▸ Exercise objective
Emit the data below verbatim, stripping out any pictures.

Plotting code records
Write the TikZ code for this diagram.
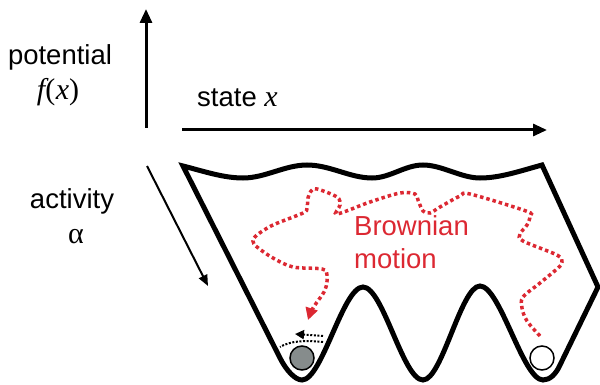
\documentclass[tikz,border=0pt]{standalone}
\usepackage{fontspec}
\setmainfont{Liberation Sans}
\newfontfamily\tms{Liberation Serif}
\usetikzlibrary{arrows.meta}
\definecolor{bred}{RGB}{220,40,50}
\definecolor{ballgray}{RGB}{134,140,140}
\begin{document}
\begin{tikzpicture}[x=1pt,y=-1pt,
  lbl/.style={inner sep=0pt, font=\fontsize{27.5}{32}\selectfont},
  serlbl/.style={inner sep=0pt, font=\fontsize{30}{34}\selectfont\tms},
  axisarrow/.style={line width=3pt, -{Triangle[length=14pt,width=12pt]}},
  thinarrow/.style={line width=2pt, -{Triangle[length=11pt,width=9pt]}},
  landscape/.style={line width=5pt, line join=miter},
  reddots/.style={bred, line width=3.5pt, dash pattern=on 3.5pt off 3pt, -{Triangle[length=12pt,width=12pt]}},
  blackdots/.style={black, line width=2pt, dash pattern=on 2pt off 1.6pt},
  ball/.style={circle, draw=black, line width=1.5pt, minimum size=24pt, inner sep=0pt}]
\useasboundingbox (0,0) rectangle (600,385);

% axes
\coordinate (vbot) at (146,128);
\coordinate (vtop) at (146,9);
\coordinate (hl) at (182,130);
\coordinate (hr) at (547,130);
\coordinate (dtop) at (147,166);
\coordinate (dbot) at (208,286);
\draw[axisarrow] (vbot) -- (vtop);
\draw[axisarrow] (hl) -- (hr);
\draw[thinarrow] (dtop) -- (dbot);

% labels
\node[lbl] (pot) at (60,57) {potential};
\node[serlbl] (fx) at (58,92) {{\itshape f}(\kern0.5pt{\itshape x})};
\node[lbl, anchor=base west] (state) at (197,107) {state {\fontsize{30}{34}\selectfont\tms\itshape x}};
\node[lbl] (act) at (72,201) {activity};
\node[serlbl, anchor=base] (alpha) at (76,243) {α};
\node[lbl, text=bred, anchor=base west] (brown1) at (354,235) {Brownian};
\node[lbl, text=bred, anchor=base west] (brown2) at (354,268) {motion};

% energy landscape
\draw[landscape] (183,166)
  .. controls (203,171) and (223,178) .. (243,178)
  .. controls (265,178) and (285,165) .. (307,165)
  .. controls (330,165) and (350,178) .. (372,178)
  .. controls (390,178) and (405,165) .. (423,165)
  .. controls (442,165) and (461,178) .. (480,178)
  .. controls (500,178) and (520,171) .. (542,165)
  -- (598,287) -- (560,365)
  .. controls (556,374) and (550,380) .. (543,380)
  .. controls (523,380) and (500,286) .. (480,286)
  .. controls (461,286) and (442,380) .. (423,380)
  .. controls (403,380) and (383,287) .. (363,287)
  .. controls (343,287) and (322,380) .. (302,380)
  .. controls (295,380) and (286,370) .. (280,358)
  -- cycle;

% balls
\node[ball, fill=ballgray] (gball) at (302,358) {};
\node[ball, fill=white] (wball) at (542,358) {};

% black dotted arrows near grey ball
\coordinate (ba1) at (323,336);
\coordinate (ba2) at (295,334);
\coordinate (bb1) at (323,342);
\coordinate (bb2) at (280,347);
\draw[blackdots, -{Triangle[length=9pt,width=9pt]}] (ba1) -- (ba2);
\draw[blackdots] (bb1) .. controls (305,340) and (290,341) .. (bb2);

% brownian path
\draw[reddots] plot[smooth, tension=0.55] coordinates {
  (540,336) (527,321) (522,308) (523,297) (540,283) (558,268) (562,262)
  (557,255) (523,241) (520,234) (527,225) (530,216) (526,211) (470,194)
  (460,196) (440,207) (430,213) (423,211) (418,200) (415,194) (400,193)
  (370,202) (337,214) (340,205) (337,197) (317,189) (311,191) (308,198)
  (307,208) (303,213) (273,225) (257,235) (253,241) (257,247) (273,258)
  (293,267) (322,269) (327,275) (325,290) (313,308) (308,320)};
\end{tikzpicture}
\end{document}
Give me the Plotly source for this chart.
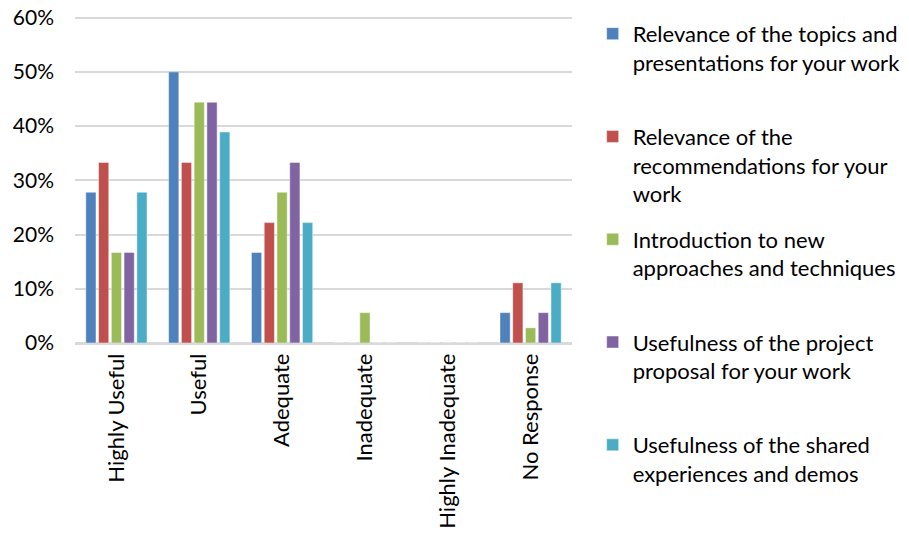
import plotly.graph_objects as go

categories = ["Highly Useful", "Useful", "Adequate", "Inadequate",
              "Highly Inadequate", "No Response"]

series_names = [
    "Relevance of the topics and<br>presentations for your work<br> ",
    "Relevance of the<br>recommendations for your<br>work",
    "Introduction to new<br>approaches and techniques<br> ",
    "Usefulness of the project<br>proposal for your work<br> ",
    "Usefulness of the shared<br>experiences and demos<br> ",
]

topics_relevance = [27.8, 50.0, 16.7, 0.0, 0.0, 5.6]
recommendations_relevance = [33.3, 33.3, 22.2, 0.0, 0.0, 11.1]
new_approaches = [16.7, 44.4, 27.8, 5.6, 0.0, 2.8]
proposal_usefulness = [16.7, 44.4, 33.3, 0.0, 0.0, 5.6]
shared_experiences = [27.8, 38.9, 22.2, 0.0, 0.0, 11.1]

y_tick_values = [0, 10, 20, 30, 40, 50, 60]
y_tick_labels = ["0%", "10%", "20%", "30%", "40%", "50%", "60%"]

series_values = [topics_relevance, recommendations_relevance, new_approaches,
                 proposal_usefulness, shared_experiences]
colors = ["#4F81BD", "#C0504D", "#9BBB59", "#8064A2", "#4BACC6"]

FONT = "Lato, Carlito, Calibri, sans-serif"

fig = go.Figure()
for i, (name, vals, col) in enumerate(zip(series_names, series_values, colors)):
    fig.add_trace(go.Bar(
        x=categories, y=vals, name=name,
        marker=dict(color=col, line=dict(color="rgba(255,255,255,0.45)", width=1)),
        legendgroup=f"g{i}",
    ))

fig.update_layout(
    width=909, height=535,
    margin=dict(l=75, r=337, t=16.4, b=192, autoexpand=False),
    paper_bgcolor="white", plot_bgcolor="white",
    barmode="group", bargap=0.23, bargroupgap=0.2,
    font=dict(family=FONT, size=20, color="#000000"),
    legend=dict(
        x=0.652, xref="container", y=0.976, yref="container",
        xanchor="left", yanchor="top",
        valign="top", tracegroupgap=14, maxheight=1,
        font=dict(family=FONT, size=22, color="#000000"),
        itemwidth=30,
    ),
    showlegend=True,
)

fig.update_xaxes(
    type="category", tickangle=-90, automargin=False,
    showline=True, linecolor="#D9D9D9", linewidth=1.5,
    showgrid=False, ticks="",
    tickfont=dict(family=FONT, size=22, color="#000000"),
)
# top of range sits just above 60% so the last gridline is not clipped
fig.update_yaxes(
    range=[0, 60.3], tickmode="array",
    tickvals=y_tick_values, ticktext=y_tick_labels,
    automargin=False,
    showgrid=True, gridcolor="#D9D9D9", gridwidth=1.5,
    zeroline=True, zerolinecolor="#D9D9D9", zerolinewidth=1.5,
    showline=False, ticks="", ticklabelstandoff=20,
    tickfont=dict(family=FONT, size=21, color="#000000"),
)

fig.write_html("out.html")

▸ Correct answer
Write the TikZ code for this diagram.
\documentclass[tikz,border=0pt]{standalone}
\usepackage{fontspec}
\setmainfont{Liberation Sans}
\newfontfamily\tms{Liberation Serif}
\usetikzlibrary{arrows.meta}
\definecolor{bred}{RGB}{220,40,50}
\definecolor{ballgray}{RGB}{134,140,140}
\begin{document}
\begin{tikzpicture}[x=1pt,y=-1pt,
  lbl/.style={inner sep=0pt, font=\fontsize{27.5}{32}\selectfont},
  serlbl/.style={inner sep=0pt, font=\fontsize{30}{34}\selectfont\tms},
  axisarrow/.style={line width=3pt, -{Triangle[length=14pt,width=12pt]}},
  thinarrow/.style={line width=2pt, -{Triangle[length=11pt,width=9pt]}},
  landscape/.style={line width=5pt, line join=miter},
  reddots/.style={bred, line width=3.5pt, dash pattern=on 3.5pt off 3pt, -{Triangle[length=12pt,width=12pt]}},
  blackdots/.style={black, line width=2pt, dash pattern=on 2pt off 1.6pt},
  ball/.style={circle, draw=black, line width=1.5pt, minimum size=24pt, inner sep=0pt}]
\useasboundingbox (0,0) rectangle (600,385);

% axes
\coordinate (vbot) at (146,128);
\coordinate (vtop) at (146,9);
\coordinate (hl) at (182,130);
\coordinate (hr) at (547,130);
\coordinate (dtop) at (147,166);
\coordinate (dbot) at (208,286);
\draw[axisarrow] (vbot) -- (vtop);
\draw[axisarrow] (hl) -- (hr);
\draw[thinarrow] (dtop) -- (dbot);

% labels
\node[lbl] (pot) at (60,57) {potential};
\node[serlbl] (fx) at (58,92) {{\itshape f}(\kern0.5pt{\itshape x})};
\node[lbl, anchor=base west] (state) at (197,107) {state {\fontsize{30}{34}\selectfont\tms\itshape x}};
\node[lbl] (act) at (72,201) {activity};
\node[serlbl, anchor=base] (alpha) at (76,243) {α};
\node[lbl, text=bred, anchor=base west] (brown1) at (354,235) {Brownian};
\node[lbl, text=bred, anchor=base west] (brown2) at (354,268) {motion};

% energy landscape
\draw[landscape] (183,166)
  .. controls (203,171) and (223,178) .. (243,178)
  .. controls (265,178) and (285,165) .. (307,165)
  .. controls (330,165) and (350,178) .. (372,178)
  .. controls (390,178) and (405,165) .. (423,165)
  .. controls (442,165) and (461,178) .. (480,178)
  .. controls (500,178) and (520,171) .. (542,165)
  -- (598,287) -- (560,365)
  .. controls (556,374) and (550,380) .. (543,380)
  .. controls (523,380) and (500,286) .. (480,286)
  .. controls (461,286) and (442,380) .. (423,380)
  .. controls (403,380) and (383,287) .. (363,287)
  .. controls (343,287) and (322,380) .. (302,380)
  .. controls (295,380) and (286,370) .. (280,358)
  -- cycle;

% balls
\node[ball, fill=ballgray] (gball) at (302,358) {};
\node[ball, fill=white] (wball) at (542,358) {};

% black dotted arrows near grey ball
\coordinate (ba1) at (323,336);
\coordinate (ba2) at (295,334);
\coordinate (bb1) at (323,342);
\coordinate (bb2) at (280,347);
\draw[blackdots, -{Triangle[length=9pt,width=9pt]}] (ba1) -- (ba2);
\draw[blackdots] (bb1) .. controls (305,340) and (290,341) .. (bb2);

% brownian path
\draw[reddots] plot[smooth, tension=0.55] coordinates {
  (540,336) (527,321) (522,308) (523,297) (540,283) (558,268) (562,262)
  (557,255) (523,241) (520,234) (527,225) (530,216) (526,211) (470,194)
  (460,196) (440,207) (430,213) (423,211) (418,200) (415,194) (400,193)
  (370,202) (337,214) (340,205) (337,197) (317,189) (311,191) (308,198)
  (307,208) (303,213) (273,225) (257,235) (253,241) (257,247) (273,258)
  (293,267) (322,269) (327,275) (325,290) (313,308) (308,320)};
\end{tikzpicture}
\end{document}
Give me the Plotly source for this chart.
import plotly.graph_objects as go

categories = ["Highly Useful", "Useful", "Adequate", "Inadequate",
              "Highly Inadequate", "No Response"]

series_names = [
    "Relevance of the topics and<br>presentations for your work<br> ",
    "Relevance of the<br>recommendations for your<br>work",
    "Introduction to new<br>approaches and techniques<br> ",
    "Usefulness of the project<br>proposal for your work<br> ",
    "Usefulness of the shared<br>experiences and demos<br> ",
]

topics_relevance = [27.8, 50.0, 16.7, 0.0, 0.0, 5.6]
recommendations_relevance = [33.3, 33.3, 22.2, 0.0, 0.0, 11.1]
new_approaches = [16.7, 44.4, 27.8, 5.6, 0.0, 2.8]
proposal_usefulness = [16.7, 44.4, 33.3, 0.0, 0.0, 5.6]
shared_experiences = [27.8, 38.9, 22.2, 0.0, 0.0, 11.1]

y_tick_values = [0, 10, 20, 30, 40, 50, 60]
y_tick_labels = ["0%", "10%", "20%", "30%", "40%", "50%", "60%"]

series_values = [topics_relevance, recommendations_relevance, new_approaches,
                 proposal_usefulness, shared_experiences]
colors = ["#4F81BD", "#C0504D", "#9BBB59", "#8064A2", "#4BACC6"]

FONT = "Lato, Carlito, Calibri, sans-serif"

fig = go.Figure()
for i, (name, vals, col) in enumerate(zip(series_names, series_values, colors)):
    fig.add_trace(go.Bar(
        x=categories, y=vals, name=name,
        marker=dict(color=col, line=dict(color="rgba(255,255,255,0.45)", width=1)),
        legendgroup=f"g{i}",
    ))

fig.update_layout(
    width=909, height=535,
    margin=dict(l=75, r=337, t=16.4, b=192, autoexpand=False),
    paper_bgcolor="white", plot_bgcolor="white",
    barmode="group", bargap=0.23, bargroupgap=0.2,
    font=dict(family=FONT, size=20, color="#000000"),
    legend=dict(
        x=0.652, xref="container", y=0.976, yref="container",
        xanchor="left", yanchor="top",
        valign="top", tracegroupgap=14, maxheight=1,
        font=dict(family=FONT, size=22, color="#000000"),
        itemwidth=30,
    ),
    showlegend=True,
)

fig.update_xaxes(
    type="category", tickangle=-90, automargin=False,
    showline=True, linecolor="#D9D9D9", linewidth=1.5,
    showgrid=False, ticks="",
    tickfont=dict(family=FONT, size=22, color="#000000"),
)
# top of range sits just above 60% so the last gridline is not clipped
fig.update_yaxes(
    range=[0, 60.3], tickmode="array",
    tickvals=y_tick_values, ticktext=y_tick_labels,
    automargin=False,
    showgrid=True, gridcolor="#D9D9D9", gridwidth=1.5,
    zeroline=True, zerolinecolor="#D9D9D9", zerolinewidth=1.5,
    showline=False, ticks="", ticklabelstandoff=20,
    tickfont=dict(family=FONT, size=21, color="#000000"),
)

fig.write_html("out.html")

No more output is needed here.